4.10. Animals and Treatment

The protocols of all animal experiments were reviewed and approved by the Animal Care and Use Committee of Dongshin University (DSU2021-01-06). We purchased 6-week-old ICR male mice from Oriental Bio (Sungnam, Korea), and the mice were allowed to adapt to the lab conditions for 1 week. The mice (5 mice per group) were housed at 20 ± 2 °C under pathogen-free air filtered at a 12 h light/dark cycle and relative humidity of 50 ± 5%. The mice were supplied with chow (G-bio, Gwangju, Korea) and water. The mice were orally administered CSL3 (250 or 500 mg/kg CSL3) dissolved in 40% polyethylene glycol (PEG) for 5 days. To induce acute hepatitis, CCl₄ (1 mL/kg) dissolved in olive oil (10%) was intraperitoneally injected into the mice, as previously reported [49,50]. Food intake and body weight were monitored daily and were not different between the groups. The mice were sacrificed after 24 h, and blood and liver samples were collected.

4.11. Blood Chemistry

Serum alanine aminotransferase (ALT) and aspartate aminotransferase (AST) levels were analyzed using commercial kits (Asan Pharmaceutical, Seoul, Korea).

4.12. Histopathological Examination

The mouse liver tissue samples were fixed in a 10% formalin buffer, embedded in paraffin wax, and cut into 3 μm thick sections, which were stained with hematoxylin and eosin (H&E) for routine examination. To estimate histopathological changes, stained tissue samples were identified under a light microscope. An arbitrary scope was applied to each microscopic field viewed at magnifications of 40–200×.

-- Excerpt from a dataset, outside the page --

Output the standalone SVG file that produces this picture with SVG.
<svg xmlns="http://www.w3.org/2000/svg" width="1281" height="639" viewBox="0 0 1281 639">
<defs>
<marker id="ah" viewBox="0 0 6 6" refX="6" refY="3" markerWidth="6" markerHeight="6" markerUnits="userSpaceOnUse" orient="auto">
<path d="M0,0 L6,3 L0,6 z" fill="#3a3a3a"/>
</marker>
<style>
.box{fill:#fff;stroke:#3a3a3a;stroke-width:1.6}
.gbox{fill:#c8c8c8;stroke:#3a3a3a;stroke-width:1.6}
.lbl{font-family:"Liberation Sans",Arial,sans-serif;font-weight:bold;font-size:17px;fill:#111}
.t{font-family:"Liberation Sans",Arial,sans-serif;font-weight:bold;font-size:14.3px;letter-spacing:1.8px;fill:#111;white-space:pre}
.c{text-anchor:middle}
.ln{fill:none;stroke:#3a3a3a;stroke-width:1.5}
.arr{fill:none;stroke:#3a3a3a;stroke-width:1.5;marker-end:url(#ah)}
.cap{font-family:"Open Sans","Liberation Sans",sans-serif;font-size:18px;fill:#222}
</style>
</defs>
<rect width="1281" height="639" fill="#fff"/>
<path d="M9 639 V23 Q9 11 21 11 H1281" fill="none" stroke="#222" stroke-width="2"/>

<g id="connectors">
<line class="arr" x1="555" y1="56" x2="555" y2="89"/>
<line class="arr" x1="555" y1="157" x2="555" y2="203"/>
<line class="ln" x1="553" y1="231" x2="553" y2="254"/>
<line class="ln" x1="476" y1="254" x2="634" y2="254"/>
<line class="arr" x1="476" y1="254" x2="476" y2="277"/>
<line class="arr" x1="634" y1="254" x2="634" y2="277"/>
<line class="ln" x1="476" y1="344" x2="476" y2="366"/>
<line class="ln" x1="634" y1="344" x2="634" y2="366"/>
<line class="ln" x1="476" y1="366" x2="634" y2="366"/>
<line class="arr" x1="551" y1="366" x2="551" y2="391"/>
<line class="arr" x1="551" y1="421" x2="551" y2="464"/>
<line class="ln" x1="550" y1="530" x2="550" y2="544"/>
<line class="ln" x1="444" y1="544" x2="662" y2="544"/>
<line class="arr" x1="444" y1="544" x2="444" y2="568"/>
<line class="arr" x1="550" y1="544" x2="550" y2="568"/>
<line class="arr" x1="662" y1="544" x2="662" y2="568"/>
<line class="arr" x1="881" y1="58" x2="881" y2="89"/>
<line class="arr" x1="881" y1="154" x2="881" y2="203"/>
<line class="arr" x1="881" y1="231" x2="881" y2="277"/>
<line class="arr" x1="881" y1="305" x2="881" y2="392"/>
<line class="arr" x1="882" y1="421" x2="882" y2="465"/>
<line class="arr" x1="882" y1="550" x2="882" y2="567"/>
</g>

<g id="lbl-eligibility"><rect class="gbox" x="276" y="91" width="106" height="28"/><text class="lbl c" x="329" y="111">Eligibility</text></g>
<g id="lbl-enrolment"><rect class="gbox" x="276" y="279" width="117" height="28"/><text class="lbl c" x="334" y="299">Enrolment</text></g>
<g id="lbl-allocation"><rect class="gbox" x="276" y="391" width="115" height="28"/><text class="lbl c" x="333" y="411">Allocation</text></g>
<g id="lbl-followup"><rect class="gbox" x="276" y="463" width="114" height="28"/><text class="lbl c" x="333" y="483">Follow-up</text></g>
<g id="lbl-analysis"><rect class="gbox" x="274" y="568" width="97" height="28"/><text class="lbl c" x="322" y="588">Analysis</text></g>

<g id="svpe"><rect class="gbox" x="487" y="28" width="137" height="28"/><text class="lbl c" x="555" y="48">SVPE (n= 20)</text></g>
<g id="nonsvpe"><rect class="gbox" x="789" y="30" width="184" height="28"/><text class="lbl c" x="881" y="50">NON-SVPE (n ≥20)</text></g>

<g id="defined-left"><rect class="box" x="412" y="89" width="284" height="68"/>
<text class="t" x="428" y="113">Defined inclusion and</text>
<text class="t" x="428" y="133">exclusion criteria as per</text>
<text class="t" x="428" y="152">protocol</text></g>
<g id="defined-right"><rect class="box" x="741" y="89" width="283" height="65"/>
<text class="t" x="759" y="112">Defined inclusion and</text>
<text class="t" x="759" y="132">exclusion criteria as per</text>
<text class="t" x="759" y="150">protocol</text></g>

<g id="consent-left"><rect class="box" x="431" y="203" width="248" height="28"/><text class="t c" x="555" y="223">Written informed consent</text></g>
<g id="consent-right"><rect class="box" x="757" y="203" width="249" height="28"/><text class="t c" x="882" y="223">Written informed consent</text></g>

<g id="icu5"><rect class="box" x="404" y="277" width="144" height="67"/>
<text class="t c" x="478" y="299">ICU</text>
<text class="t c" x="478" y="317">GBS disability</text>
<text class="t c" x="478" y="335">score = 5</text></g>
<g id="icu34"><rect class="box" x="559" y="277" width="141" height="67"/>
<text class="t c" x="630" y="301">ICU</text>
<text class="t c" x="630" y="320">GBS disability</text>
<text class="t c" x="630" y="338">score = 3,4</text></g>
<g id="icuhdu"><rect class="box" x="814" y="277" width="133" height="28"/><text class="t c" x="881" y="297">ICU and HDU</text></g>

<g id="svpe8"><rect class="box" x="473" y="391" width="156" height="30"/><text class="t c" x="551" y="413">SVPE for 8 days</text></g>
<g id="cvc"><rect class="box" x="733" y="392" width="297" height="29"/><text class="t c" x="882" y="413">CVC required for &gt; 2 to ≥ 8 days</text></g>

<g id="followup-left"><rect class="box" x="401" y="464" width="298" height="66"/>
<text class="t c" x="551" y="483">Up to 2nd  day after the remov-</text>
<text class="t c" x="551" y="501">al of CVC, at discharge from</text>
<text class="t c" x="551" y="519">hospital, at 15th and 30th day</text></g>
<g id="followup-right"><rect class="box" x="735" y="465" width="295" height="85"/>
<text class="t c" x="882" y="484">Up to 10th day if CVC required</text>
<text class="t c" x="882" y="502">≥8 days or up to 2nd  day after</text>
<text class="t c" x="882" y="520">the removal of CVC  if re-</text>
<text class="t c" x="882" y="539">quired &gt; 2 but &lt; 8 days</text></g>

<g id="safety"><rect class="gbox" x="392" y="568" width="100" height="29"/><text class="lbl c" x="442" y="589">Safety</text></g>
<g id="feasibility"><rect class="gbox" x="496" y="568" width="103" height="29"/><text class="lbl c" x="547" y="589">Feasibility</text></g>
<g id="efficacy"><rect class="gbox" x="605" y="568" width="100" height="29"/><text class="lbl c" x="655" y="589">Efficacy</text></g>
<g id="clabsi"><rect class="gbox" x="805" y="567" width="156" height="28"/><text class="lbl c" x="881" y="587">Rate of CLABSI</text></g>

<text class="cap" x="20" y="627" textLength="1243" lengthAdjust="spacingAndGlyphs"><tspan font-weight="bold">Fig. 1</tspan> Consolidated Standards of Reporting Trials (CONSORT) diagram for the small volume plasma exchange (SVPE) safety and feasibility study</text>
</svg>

4.13. Statistical Analysis

One-way analysis of variance (ANOVA) was used to evaluate the statistical significance of the differences among the treatment groups. For each statistically significant treatment effect, the Newman–Keuls test was used for comparisons between multiple group means. The data are expressed as mean ± standard error (S.E.).